The environment ministry has confirmed it is working on a ‘framework’ for floating wind farms at sea.

It said studies are underway to identify the ideal zones for the development of offshore farms, according to risk levels and wind speeds.

“Tapping into this sector can provide significant socio-economic opportunities including the creation of green jobs and improved local value chains,” the ministry said on Monday.

It said it had for the past months been working to develop “an enabling framework for floating offshore renewable energy”.

Studies are underway to identify low, medium and high-risk zones and to identify wind speeds and other variables, “crucial for the implementation of such projects and for prospective economic operators”, a ministry spokesperson said.

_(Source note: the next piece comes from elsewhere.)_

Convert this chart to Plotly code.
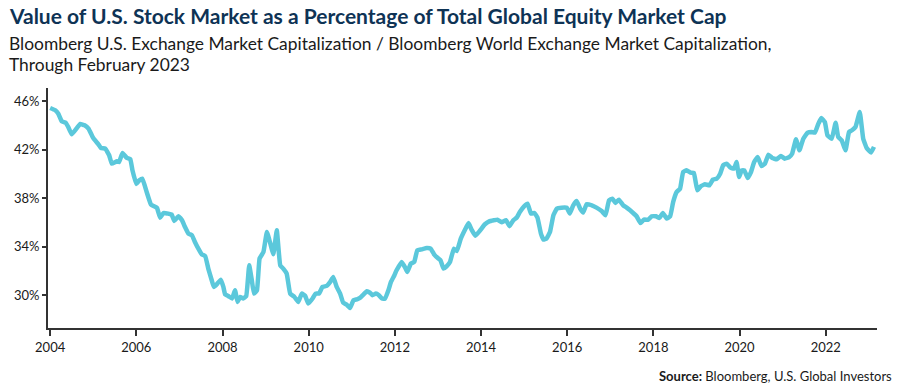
import plotly.graph_objects as go

# Decimal-year positions and share of global equity market cap (%)
years = [
    2004.00, 2004.12, 2004.19, 2004.27, 2004.36, 2004.42, 2004.50, 2004.62, 2004.70, 2004.80,
    2004.89, 2005.00, 2005.12, 2005.18, 2005.28, 2005.37, 2005.43, 2005.55, 2005.60, 2005.68,
    2005.78, 2005.86, 2005.91, 2006.00, 2006.07, 2006.14, 2006.24, 2006.34, 2006.48, 2006.55,
    2006.63, 2006.74, 2006.82, 2006.88, 2006.98, 2007.06, 2007.13, 2007.21, 2007.29, 2007.36,
    2007.44, 2007.52, 2007.60, 2007.67, 2007.75, 2007.80, 2007.88, 2007.96, 2008.02, 2008.06,
    2008.14, 2008.22, 2008.29, 2008.35, 2008.41, 2008.48, 2008.55, 2008.62, 2008.68, 2008.73,
    2008.80, 2008.86, 2008.95, 2009.03, 2009.10, 2009.18, 2009.26, 2009.34, 2009.41, 2009.49,
    2009.57, 2009.67, 2009.76, 2009.84, 2009.92, 2009.99, 2010.09, 2010.16, 2010.24, 2010.32,
    2010.42, 2010.50, 2010.57, 2010.65, 2010.73, 2010.80, 2010.88, 2010.96, 2011.04, 2011.12,
    2011.19, 2011.27, 2011.35, 2011.42, 2011.48, 2011.56, 2011.63, 2011.70, 2011.77, 2011.85,
    2011.91, 2011.99, 2012.04, 2012.16, 2012.24, 2012.29, 2012.37, 2012.45, 2012.52, 2012.62,
    2012.74, 2012.83, 2012.91, 2013.01, 2013.06, 2013.13, 2013.20, 2013.28, 2013.37, 2013.44,
    2013.53, 2013.63, 2013.71, 2013.78, 2013.87, 2013.98, 2014.09, 2014.19, 2014.30, 2014.38,
    2014.48, 2014.58, 2014.66, 2014.75, 2014.83, 2014.90, 2015.00, 2015.08, 2015.16, 2015.24,
    2015.31, 2015.39, 2015.45, 2015.52, 2015.60, 2015.68, 2015.76, 2015.87, 2015.99, 2016.06,
    2016.14, 2016.22, 2016.30, 2016.37, 2016.45, 2016.57, 2016.68, 2016.80, 2016.89, 2016.97,
    2017.05, 2017.12, 2017.20, 2017.30, 2017.38, 2017.46, 2017.53, 2017.61, 2017.70, 2017.78,
    2017.88, 2017.96, 2018.06, 2018.14, 2018.22, 2018.31, 2018.39, 2018.46, 2018.54, 2018.62,
    2018.69, 2018.77, 2018.86, 2018.94, 2019.02, 2019.10, 2019.20, 2019.30, 2019.38, 2019.47,
    2019.55, 2019.62, 2019.70, 2019.79, 2019.87, 2019.93, 2019.99, 2020.05, 2020.11, 2020.19,
    2020.26, 2020.34, 2020.42, 2020.51, 2020.59, 2020.67, 2020.76, 2020.86, 2020.96, 2021.05,
    2021.15, 2021.22, 2021.31, 2021.39, 2021.48, 2021.58, 2021.67, 2021.75, 2021.83, 2021.90,
    2021.98, 2022.04, 2022.14, 2022.23, 2022.29, 2022.37, 2022.46, 2022.54, 2022.61, 2022.69,
    2022.79, 2022.87, 2022.95, 2023.05, 2023.12,
]
us_share_pct = [
    45.45, 45.26, 44.98, 44.35, 44.24, 43.88, 43.28, 43.80, 44.13, 44.02,
    43.75, 42.97, 42.45, 42.15, 42.10, 41.55, 40.86, 41.05, 41.00, 41.74,
    41.33, 41.22, 40.31, 39.18, 39.48, 39.62, 38.52, 37.48, 37.20, 36.40,
    36.79, 36.74, 36.66, 36.13, 36.52, 36.19, 35.63, 35.09, 34.95, 34.40,
    33.85, 33.38, 33.22, 32.20, 31.24, 30.69, 30.96, 31.29, 30.69, 30.08,
    29.92, 29.73, 30.41, 29.45, 29.86, 29.73, 29.92, 32.47, 31.24, 30.14,
    30.41, 33.03, 33.57, 35.22, 34.40, 33.38, 35.36, 32.47, 32.20, 31.79,
    30.14, 29.86, 29.45, 30.14, 29.94, 29.32, 29.73, 30.14, 30.14, 30.69,
    30.77, 31.10, 31.51, 30.69, 30.14, 29.40, 29.23, 28.95, 29.59, 29.67,
    29.78, 30.06, 30.33, 30.22, 30.00, 30.14, 30.00, 29.73, 29.73, 30.41,
    31.10, 31.65, 32.06, 32.75, 32.28, 31.92, 32.61, 32.75, 33.71, 33.79,
    33.90, 33.85, 33.38, 33.03, 32.89, 32.20, 32.39, 32.75, 33.85, 33.65,
    34.67, 35.42, 35.96, 35.42, 34.92, 35.36, 35.86, 36.10, 36.19, 36.24,
    36.02, 36.19, 35.70, 36.19, 36.41, 36.87, 37.34, 37.56, 36.74, 36.79,
    36.41, 35.09, 34.59, 34.68, 35.22, 36.60, 37.15, 37.23, 37.23, 36.74,
    37.42, 37.78, 37.15, 36.82, 37.51, 37.42, 37.23, 36.95, 36.60, 37.83,
    37.97, 37.62, 37.89, 37.42, 37.23, 37.01, 36.79, 36.52, 35.96, 36.24,
    36.24, 36.52, 36.52, 36.38, 36.79, 36.33, 36.52, 37.70, 38.52, 38.80,
    40.17, 40.31, 40.12, 40.09, 38.66, 38.99, 39.15, 39.07, 39.54, 39.62,
    40.03, 40.72, 40.86, 40.53, 40.45, 40.99, 39.76, 40.31, 40.31, 39.68,
    40.12, 40.99, 41.40, 40.66, 40.86, 41.60, 41.32, 41.22, 41.49, 41.27,
    41.40, 41.68, 42.87, 41.96, 42.92, 43.42, 43.47, 43.42, 44.16, 44.62,
    44.29, 43.20, 42.92, 44.24, 43.06, 42.78, 41.96, 43.47, 43.61, 43.88,
    45.12, 42.92, 42.15, 41.77, 42.24,
]

x_tick_vals = [2004, 2006, 2008, 2010, 2012, 2014, 2016, 2018, 2020, 2022]
x_tick_text = ["2004", "2006", "2008", "2010", "2012", "2014", "2016", "2018", "2020", "2022"]
y_tick_vals = [30, 34, 38, 42, 46]
y_tick_text = ["30%", "34%", "38%", "42%", "46%"]

title_text = "Value of U.S. Stock Market as a Percentage of Total Global Equity Market Cap"
subtitle_1 = "Bloomberg U.S. Exchange Market Capitalization / Bloomberg World Exchange Market Capitalization,"
subtitle_2 = "Through February 2023"
source_text = "<b>Source:</b> Bloomberg, U.S. Global Investors"

FONT = "Lato, Roboto, sans-serif"
L, R, T, B = 48, 23, 88, 58
W, H = 900, 386
PW, PH = W - L - R, H - T - B


def px(x):
    return (x - L) / PW


def py(y):
    return (H - B - y) / PH


fig = go.Figure()
fig.add_trace(go.Scatter(
    x=years, y=us_share_pct, mode="lines",
    line=dict(color="#5bc8db", width=4.5, shape="spline", smoothing=0.3),
    hoverinfo="x+y", showlegend=False,
))

fig.update_layout(
    template="none",
    width=W, height=H,
    margin=dict(l=L, r=R, t=T, b=B, autoexpand=False),
    paper_bgcolor="white", plot_bgcolor="white",
    font=dict(family=FONT, color="#1a1a1a"),
    xaxis=dict(
        range=[2003.95, 2023.19], tickvals=x_tick_vals, ticktext=x_tick_text,
        automargin=False,
        showgrid=False, zeroline=False, showline=True, linecolor="#333333", linewidth=2,
        ticks="outside", ticklen=6, tickwidth=1.5, tickcolor="#333333",
        tickfont=dict(size=13, color="#1a1a1a", family=FONT),
    ),
    yaxis=dict(
        range=[27.3, 47.1], tickvals=y_tick_vals, ticktext=y_tick_text,
        automargin=False,
        showgrid=False, zeroline=False, showline=True, linecolor="#333333", linewidth=2,
        ticks="outside", ticklen=4, tickwidth=1.5, tickcolor="#333333",
        tickfont=dict(size=13, color="#1a1a1a", family=FONT),
    ),
    annotations=[
        dict(text="<b>" + title_text + "</b>", xref="paper", yref="paper",
             x=px(7), y=py(16), xanchor="left", yanchor="middle", showarrow=False,
             font=dict(size=21, color="#0e3355", family=FONT, weight=900)),
        dict(text=subtitle_1, xref="paper", yref="paper",
             x=px(7), y=py(43), xanchor="left", yanchor="middle", showarrow=False,
             font=dict(size=17.4, color="#1a1a1a", family=FONT)),
        dict(text=subtitle_2, xref="paper", yref="paper",
             x=px(7), y=py(65), xanchor="left", yanchor="middle", showarrow=False,
             font=dict(size=17.4, color="#1a1a1a", family=FONT)),
        dict(text=source_text, xref="paper", yref="paper",
             x=px(894), y=py(376), xanchor="right", yanchor="middle", showarrow=False,
             font=dict(size=13, color="#1a1a1a", family=FONT)),
    ],
)

fig.write_html("out.html", config={"displayModeBar": False},
               post_script="document.body.style.margin='0';")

“In parallel, the ministry for finance issued a preliminary market consultation to receive submissions for economic activities within Malta’s exclusive economic zone.”

During a Times of Malta event about the budget last month, Finance Minister Clyde Caruana described Malta’s huge continental shelf as a massive opportunity for offshore wind farms.

At one point he painted a picture of a future Malta as an offshore energy powerhouse and cited the growing interest in offshore wind turbine-generated energy, hinting that plans may be underway for a project of the sort.

The development of wind turbines off the coast has been on and off the agendas of all recent administrations for at least two decades, since the dawn of a looming global warming threat began to hit the world.

Over the years, all political parties pledged research and feasibility studies into what would be a massive project.

Both Labour and the PN promised to develop offshore farms and AD had even suggested shipyard workers would be competent enough to build the turbines.

No concrete plans ever materialised, however. Now, as the unprecedented energy crisis continues to hit Europe hard and the EU’s Green Deal keeps pushing member states to invest in clean, renewable energy in a bid to fight the climate crisis, Malta may be the closest it has ever been to experience some winds of change.

“The ongoing energy crisis confirms the need to continue investing in this sector, strengthen our security of supply and diversification of sources,” a ministry spokesperson said.

Last week, during an EUFores workshop, Environment Minister Miriam Dalli reiterated Malta’s vision to accelerate investment and facilitate the development of such technologies, the spokesperson added.

“The Maltese government will continue working hard to increase our share of renewables and incentives for businesses and households, to promote a switch to energy-efficient operations and renewable energy models.”

Labour pledged to work with the private sector to develop offshore floating wind and solar renewable energy projects in this year’s election manifesto.

The first offshore wind farm in history was erected in 1991 off the coast of Denmark but the first turbines in the Mediterranean started to spin only last March, off the southern coast of Italy.